Despite his ascension to the top job in law enforcement, Holder says becoming the nation’s first Black Attorney General was not something he consciously planned.
“I went to law school undecided about what I wanted to do and then I kind of fell in love with criminal law, but I never envisioned being the Attorney General,” says Holder. “I had an interest in criminal law and I became a prosecutor and then joined the Justice Department but if somebody told me back in 1976 when I first got here that I would lead the Department, I would have been a little incredulous.”
Holder says that he was ready by the time he was asked by then President-elect Obama to take on the role. Although he’s been heavily criticized by Republicans for advancing an agenda much more progressive than they wanted, he’s also been criticized by progressives who thought he should have done more to make The Justice Department more fair, particularly as it relates to African-American men.
“I’m real proud of the men and women of the department. In terms of our criminal justice reform efforts, I think that combating hate crimes, what we’ve done with LGBT citizens and equality for them, defending the right to vote, working with national security issues in a way that’s consistent with our values, not torturing people and restoring the morale of this department. People tend to orget the state of the Justice department when I got here. I think I’m leaving this department in the way I want to with morale high and real good sense of mission.”
In six years, Holder achieved much of the agenda he set out to, but one glaring disappointment remains a part of his record.
“I think our inability to enact meaningful gun safety measures in the wake of the Sandy Hook massacre, especially because the American people wanted it to happen,” Holder says. “But Congress couldn’t get beyond the pressure of the gun lobby. I really regret that we didn’t make something better out of that tragedy.”

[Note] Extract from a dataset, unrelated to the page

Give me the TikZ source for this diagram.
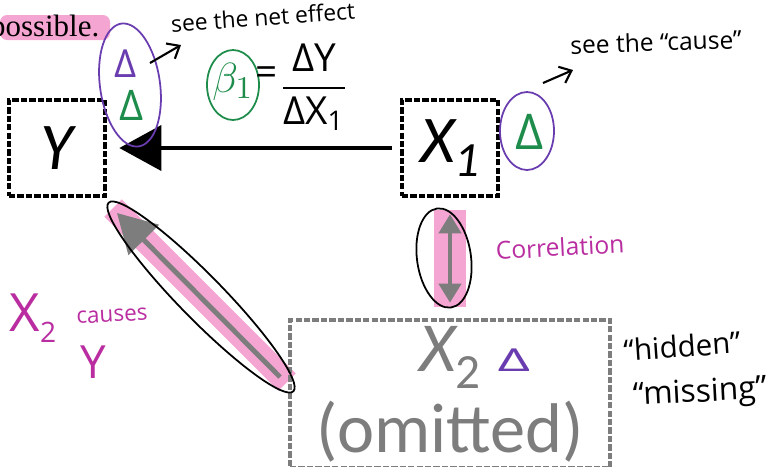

Holder can’t leave his post, of course, until nominee Lynch is confirmed, something that is ongoing. Lynch is a longtime family friend, as she and Holder’s wife, Dr. Sharon Malone, were among the first women to pledge Delta Sigma Theta at Harvard University.
Was Holder surprised to hear his name so much during the Lynch’s confirmation hearings?
“I was wondering if this was Loretta’s confirmation hearing or a vote on Eric’s stewardship of The Justice Department,” Holder says. “Especially day two, when Senator Leahy asked if there is anyone here who doesn’t think Lynch should be confirmed, raise your hand and nobody raised their hand and I thought ‘Why are they here then?'”
Holder, now 64 says he’s not exactly ‘retiring.” Married to Malone since 1990, the father of three says his wife refers to his next moves as ‘transitioning.’
“I have kids in college and one going to college so I want to stay involved in the work that I’m doing. I’m going to take some time off to recharge but I want to come up with a way to stay involved in civil rights in particular reconciling law enforcement with the communities that we serve and with a continued emphasis on voting rights. These are all the things I want to continue to do.”